▶ Stated goal
Leave out the pictures and retype only the lines from the opening line to the line that holds "import seaborn as sns", both ends included.

▶ Supplied material
★ ★ ★ ★ ★
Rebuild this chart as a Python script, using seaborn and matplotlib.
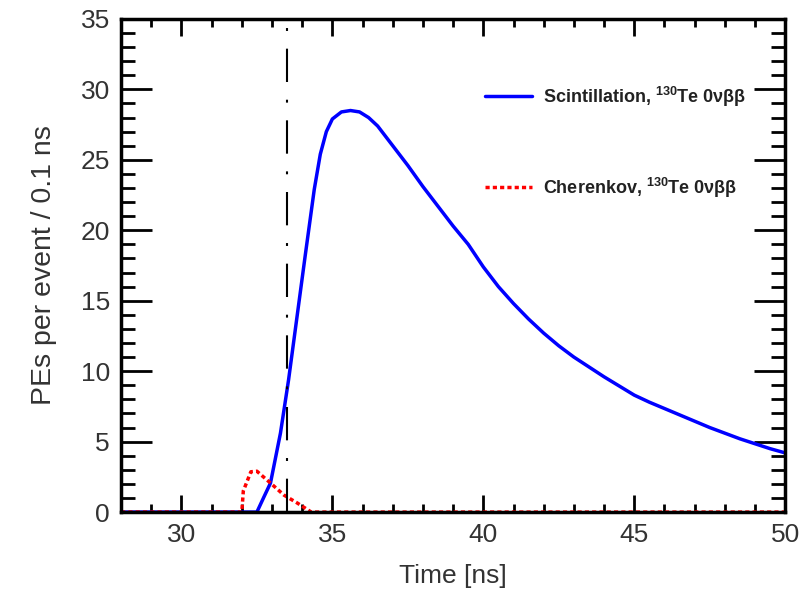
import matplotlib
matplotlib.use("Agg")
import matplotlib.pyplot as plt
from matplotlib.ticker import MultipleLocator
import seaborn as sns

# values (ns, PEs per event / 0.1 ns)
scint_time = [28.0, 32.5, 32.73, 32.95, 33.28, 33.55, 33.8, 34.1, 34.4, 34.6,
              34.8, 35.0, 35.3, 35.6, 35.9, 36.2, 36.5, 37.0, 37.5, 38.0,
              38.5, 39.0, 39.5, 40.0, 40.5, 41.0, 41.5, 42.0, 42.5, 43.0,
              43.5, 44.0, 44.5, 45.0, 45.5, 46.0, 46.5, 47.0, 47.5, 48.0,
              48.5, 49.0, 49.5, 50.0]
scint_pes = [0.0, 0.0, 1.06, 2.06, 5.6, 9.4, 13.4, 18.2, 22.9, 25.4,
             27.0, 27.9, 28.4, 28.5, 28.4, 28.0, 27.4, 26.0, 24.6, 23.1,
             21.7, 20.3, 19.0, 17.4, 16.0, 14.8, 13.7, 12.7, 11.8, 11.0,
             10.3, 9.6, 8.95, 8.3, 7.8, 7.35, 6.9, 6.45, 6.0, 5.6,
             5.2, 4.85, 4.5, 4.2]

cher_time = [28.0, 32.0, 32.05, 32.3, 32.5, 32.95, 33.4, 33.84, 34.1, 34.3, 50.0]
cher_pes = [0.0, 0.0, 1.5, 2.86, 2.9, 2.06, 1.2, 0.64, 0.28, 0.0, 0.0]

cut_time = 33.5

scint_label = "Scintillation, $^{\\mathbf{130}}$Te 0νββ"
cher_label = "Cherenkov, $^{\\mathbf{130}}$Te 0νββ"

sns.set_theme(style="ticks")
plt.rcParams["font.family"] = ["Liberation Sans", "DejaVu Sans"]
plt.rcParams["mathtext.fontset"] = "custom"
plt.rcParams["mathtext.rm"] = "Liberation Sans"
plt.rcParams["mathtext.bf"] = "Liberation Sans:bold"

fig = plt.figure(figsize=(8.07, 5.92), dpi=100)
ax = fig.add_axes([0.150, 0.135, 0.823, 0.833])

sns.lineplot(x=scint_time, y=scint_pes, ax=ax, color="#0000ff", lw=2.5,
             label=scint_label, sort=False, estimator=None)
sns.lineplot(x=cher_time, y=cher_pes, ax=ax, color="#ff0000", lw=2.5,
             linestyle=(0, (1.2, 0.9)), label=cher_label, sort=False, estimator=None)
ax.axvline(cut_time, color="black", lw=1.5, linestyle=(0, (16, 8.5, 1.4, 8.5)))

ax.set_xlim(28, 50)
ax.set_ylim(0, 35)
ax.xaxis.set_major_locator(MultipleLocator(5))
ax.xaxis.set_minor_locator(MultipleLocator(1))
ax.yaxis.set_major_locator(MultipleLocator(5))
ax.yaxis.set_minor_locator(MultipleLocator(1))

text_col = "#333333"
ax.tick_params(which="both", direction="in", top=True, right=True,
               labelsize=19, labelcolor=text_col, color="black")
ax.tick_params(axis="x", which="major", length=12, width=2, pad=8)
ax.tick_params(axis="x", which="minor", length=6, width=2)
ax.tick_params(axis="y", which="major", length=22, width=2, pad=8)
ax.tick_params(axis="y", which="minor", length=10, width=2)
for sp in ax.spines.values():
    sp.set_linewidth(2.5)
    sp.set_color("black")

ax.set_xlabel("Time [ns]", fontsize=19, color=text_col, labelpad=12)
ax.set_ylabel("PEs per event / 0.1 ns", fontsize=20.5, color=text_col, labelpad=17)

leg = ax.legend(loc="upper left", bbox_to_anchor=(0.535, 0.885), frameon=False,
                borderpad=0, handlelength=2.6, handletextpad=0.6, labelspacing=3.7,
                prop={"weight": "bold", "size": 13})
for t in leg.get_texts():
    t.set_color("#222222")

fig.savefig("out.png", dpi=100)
★ ★ ★ ★ ★
▶ Task solution
Rebuild this chart as a Python script, using seaborn and matplotlib.
import matplotlib
matplotlib.use("Agg")
import matplotlib.pyplot as plt
from matplotlib.ticker import MultipleLocator
import seaborn as sns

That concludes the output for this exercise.